# [Given exercise]
Repeat, exactly and completely, the material that follows. Omit the pictures.

Data records:
▽

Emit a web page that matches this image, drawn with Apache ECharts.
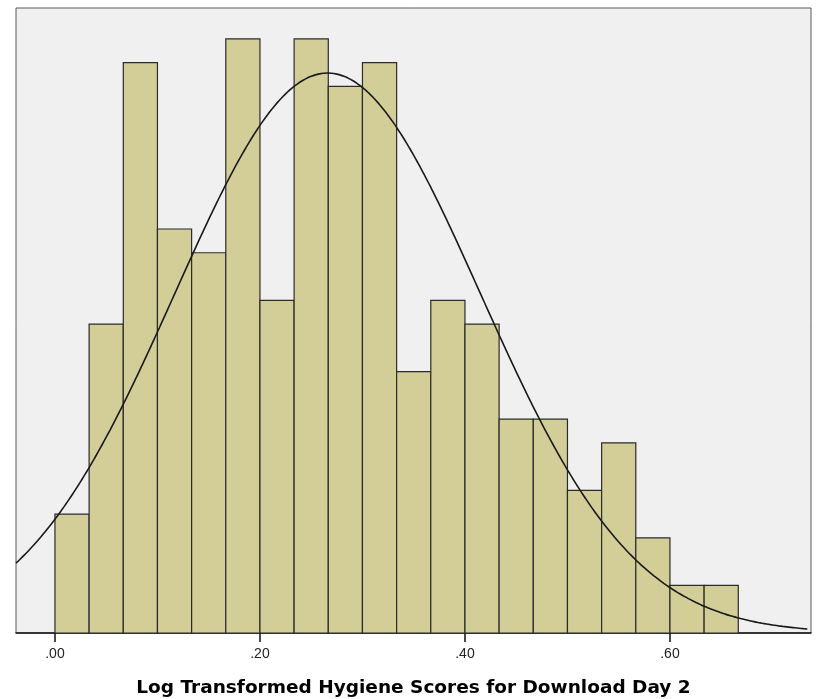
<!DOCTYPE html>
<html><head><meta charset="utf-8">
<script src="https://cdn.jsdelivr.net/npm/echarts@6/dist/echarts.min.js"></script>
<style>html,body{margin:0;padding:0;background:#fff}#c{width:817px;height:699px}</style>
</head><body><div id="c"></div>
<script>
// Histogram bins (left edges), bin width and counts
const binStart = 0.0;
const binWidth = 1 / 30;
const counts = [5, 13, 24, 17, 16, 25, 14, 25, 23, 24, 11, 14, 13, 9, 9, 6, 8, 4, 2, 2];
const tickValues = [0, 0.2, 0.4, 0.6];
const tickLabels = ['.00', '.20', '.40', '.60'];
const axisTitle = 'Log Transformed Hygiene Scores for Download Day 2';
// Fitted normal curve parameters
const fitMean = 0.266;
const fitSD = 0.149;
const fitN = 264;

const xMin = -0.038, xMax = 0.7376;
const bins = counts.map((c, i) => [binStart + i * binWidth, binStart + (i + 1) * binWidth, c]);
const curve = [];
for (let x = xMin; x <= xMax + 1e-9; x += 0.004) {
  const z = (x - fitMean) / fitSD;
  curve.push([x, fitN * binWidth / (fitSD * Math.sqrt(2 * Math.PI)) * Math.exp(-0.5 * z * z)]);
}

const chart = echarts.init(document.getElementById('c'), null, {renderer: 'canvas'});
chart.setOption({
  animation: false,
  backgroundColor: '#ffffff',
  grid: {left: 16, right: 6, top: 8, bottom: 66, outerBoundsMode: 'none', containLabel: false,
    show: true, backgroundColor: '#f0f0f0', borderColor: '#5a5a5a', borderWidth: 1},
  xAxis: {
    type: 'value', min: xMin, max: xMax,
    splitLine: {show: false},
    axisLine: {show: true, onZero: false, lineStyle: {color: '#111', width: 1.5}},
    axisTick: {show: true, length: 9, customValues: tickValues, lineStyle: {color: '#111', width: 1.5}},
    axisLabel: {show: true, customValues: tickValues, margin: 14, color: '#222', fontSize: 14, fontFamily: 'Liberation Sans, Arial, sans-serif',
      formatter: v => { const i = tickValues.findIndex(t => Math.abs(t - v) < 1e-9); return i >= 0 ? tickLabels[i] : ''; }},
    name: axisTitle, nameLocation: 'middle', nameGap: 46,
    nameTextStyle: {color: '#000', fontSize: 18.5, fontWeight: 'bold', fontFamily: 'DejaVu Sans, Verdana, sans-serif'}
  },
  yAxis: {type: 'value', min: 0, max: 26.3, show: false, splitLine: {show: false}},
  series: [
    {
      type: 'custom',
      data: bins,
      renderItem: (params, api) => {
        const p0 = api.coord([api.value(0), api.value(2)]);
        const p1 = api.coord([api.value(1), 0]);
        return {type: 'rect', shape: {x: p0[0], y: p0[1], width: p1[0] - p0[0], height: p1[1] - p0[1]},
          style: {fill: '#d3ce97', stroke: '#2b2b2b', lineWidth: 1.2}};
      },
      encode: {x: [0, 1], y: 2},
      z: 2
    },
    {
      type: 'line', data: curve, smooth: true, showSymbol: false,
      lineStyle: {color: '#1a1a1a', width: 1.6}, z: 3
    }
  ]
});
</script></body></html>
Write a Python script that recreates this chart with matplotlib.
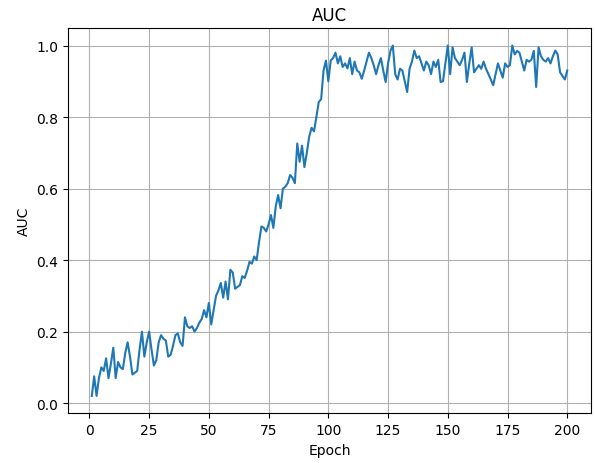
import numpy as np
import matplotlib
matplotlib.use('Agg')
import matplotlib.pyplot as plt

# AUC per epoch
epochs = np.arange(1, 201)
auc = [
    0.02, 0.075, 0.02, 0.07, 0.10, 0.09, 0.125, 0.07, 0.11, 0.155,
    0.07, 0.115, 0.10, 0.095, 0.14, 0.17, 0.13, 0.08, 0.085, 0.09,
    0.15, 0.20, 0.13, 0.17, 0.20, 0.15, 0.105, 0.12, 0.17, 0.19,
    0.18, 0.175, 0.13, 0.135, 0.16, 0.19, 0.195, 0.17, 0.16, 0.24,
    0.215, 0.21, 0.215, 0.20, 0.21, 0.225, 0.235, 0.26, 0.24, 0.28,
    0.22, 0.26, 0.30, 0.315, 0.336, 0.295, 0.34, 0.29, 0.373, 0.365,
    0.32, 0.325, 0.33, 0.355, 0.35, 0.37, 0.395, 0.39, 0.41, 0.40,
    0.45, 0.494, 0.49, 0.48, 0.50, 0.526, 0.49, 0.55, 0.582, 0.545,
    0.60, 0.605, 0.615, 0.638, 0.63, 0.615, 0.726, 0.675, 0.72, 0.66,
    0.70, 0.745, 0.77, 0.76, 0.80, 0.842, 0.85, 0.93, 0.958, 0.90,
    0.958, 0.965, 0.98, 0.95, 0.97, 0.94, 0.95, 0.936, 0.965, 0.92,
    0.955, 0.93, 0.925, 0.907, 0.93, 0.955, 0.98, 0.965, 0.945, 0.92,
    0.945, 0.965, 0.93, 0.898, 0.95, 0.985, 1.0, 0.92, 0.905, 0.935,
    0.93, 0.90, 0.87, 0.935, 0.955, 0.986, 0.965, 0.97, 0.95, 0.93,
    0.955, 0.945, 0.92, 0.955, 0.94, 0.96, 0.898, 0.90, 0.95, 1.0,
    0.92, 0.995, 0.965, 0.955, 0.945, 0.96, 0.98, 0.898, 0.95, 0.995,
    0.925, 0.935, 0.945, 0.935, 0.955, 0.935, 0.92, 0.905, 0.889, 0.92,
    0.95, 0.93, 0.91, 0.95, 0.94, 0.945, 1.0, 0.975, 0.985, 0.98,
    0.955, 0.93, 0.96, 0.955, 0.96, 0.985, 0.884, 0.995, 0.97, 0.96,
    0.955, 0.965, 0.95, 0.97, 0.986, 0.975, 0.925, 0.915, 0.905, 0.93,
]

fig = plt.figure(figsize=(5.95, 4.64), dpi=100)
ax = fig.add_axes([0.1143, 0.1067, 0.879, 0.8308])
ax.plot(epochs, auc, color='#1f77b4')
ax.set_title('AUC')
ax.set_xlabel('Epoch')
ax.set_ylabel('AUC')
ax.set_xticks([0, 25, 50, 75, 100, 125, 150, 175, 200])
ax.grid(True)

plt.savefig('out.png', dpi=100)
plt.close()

△

# [Output of the exercise]
Emit a web page that matches this image, drawn with Apache ECharts.
<!DOCTYPE html>
<html><head><meta charset="utf-8">
<script src="https://cdn.jsdelivr.net/npm/echarts@6/dist/echarts.min.js"></script>
<style>html,body{margin:0;padding:0;background:#fff}#c{width:817px;height:699px}</style>
</head><body><div id="c"></div>
<script>
// Histogram bins (left edges), bin width and counts
const binStart = 0.0;
const binWidth = 1 / 30;
const counts = [5, 13, 24, 17, 16, 25, 14, 25, 23, 24, 11, 14, 13, 9, 9, 6, 8, 4, 2, 2];
const tickValues = [0, 0.2, 0.4, 0.6];
const tickLabels = ['.00', '.20', '.40', '.60'];
const axisTitle = 'Log Transformed Hygiene Scores for Download Day 2';
// Fitted normal curve parameters
const fitMean = 0.266;
const fitSD = 0.149;
const fitN = 264;

const xMin = -0.038, xMax = 0.7376;
const bins = counts.map((c, i) => [binStart + i * binWidth, binStart + (i + 1) * binWidth, c]);
const curve = [];
for (let x = xMin; x <= xMax + 1e-9; x += 0.004) {
  const z = (x - fitMean) / fitSD;
  curve.push([x, fitN * binWidth / (fitSD * Math.sqrt(2 * Math.PI)) * Math.exp(-0.5 * z * z)]);
}

const chart = echarts.init(document.getElementById('c'), null, {renderer: 'canvas'});
chart.setOption({
  animation: false,
  backgroundColor: '#ffffff',
  grid: {left: 16, right: 6, top: 8, bottom: 66, outerBoundsMode: 'none', containLabel: false,
    show: true, backgroundColor: '#f0f0f0', borderColor: '#5a5a5a', borderWidth: 1},
  xAxis: {
    type: 'value', min: xMin, max: xMax,
    splitLine: {show: false},
    axisLine: {show: true, onZero: false, lineStyle: {color: '#111', width: 1.5}},
    axisTick: {show: true, length: 9, customValues: tickValues, lineStyle: {color: '#111', width: 1.5}},
    axisLabel: {show: true, customValues: tickValues, margin: 14, color: '#222', fontSize: 14, fontFamily: 'Liberation Sans, Arial, sans-serif',
      formatter: v => { const i = tickValues.findIndex(t => Math.abs(t - v) < 1e-9); return i >= 0 ? tickLabels[i] : ''; }},
    name: axisTitle, nameLocation: 'middle', nameGap: 46,
    nameTextStyle: {color: '#000', fontSize: 18.5, fontWeight: 'bold', fontFamily: 'DejaVu Sans, Verdana, sans-serif'}
  },
  yAxis: {type: 'value', min: 0, max: 26.3, show: false, splitLine: {show: false}},
  series: [
    {
      type: 'custom',
      data: bins,
      renderItem: (params, api) => {
        const p0 = api.coord([api.value(0), api.value(2)]);
        const p1 = api.coord([api.value(1), 0]);
        return {type: 'rect', shape: {x: p0[0], y: p0[1], width: p1[0] - p0[0], height: p1[1] - p0[1]},
          style: {fill: '#d3ce97', stroke: '#2b2b2b', lineWidth: 1.2}};
      },
      encode: {x: [0, 1], y: 2},
      z: 2
    },
    {
      type: 'line', data: curve, smooth: true, showSymbol: false,
      lineStyle: {color: '#1a1a1a', width: 1.6}, z: 3
    }
  ]
});
</script></body></html>
Write a Python script that recreates this chart with matplotlib.
import numpy as np
import matplotlib
matplotlib.use('Agg')
import matplotlib.pyplot as plt

# AUC per epoch
epochs = np.arange(1, 201)
auc = [
    0.02, 0.075, 0.02, 0.07, 0.10, 0.09, 0.125, 0.07, 0.11, 0.155,
    0.07, 0.115, 0.10, 0.095, 0.14, 0.17, 0.13, 0.08, 0.085, 0.09,
    0.15, 0.20, 0.13, 0.17, 0.20, 0.15, 0.105, 0.12, 0.17, 0.19,
    0.18, 0.175, 0.13, 0.135, 0.16, 0.19, 0.195, 0.17, 0.16, 0.24,
    0.215, 0.21, 0.215, 0.20, 0.21, 0.225, 0.235, 0.26, 0.24, 0.28,
    0.22, 0.26, 0.30, 0.315, 0.336, 0.295, 0.34, 0.29, 0.373, 0.365,
    0.32, 0.325, 0.33, 0.355, 0.35, 0.37, 0.395, 0.39, 0.41, 0.40,
    0.45, 0.494, 0.49, 0.48, 0.50, 0.526, 0.49, 0.55, 0.582, 0.545,
    0.60, 0.605, 0.615, 0.638, 0.63, 0.615, 0.726, 0.675, 0.72, 0.66,
    0.70, 0.745, 0.77, 0.76, 0.80, 0.842, 0.85, 0.93, 0.958, 0.90,
    0.958, 0.965, 0.98, 0.95, 0.97, 0.94, 0.95, 0.936, 0.965, 0.92,
    0.955, 0.93, 0.925, 0.907, 0.93, 0.955, 0.98, 0.965, 0.945, 0.92,
    0.945, 0.965, 0.93, 0.898, 0.95, 0.985, 1.0, 0.92, 0.905, 0.935,
    0.93, 0.90, 0.87, 0.935, 0.955, 0.986, 0.965, 0.97, 0.95, 0.93,
    0.955, 0.945, 0.92, 0.955, 0.94, 0.96, 0.898, 0.90, 0.95, 1.0,
    0.92, 0.995, 0.965, 0.955, 0.945, 0.96, 0.98, 0.898, 0.95, 0.995,
    0.925, 0.935, 0.945, 0.935, 0.955, 0.935, 0.92, 0.905, 0.889, 0.92,
    0.95, 0.93, 0.91, 0.95, 0.94, 0.945, 1.0, 0.975, 0.985, 0.98,
    0.955, 0.93, 0.96, 0.955, 0.96, 0.985, 0.884, 0.995, 0.97, 0.96,
    0.955, 0.965, 0.95, 0.97, 0.986, 0.975, 0.925, 0.915, 0.905, 0.93,
]

fig = plt.figure(figsize=(5.95, 4.64), dpi=100)
ax = fig.add_axes([0.1143, 0.1067, 0.879, 0.8308])
ax.plot(epochs, auc, color='#1f77b4')
ax.set_title('AUC')
ax.set_xlabel('Epoch')
ax.set_ylabel('AUC')
ax.set_xticks([0, 25, 50, 75, 100, 125, 150, 175, 200])
ax.grid(True)

plt.savefig('out.png', dpi=100)
plt.close()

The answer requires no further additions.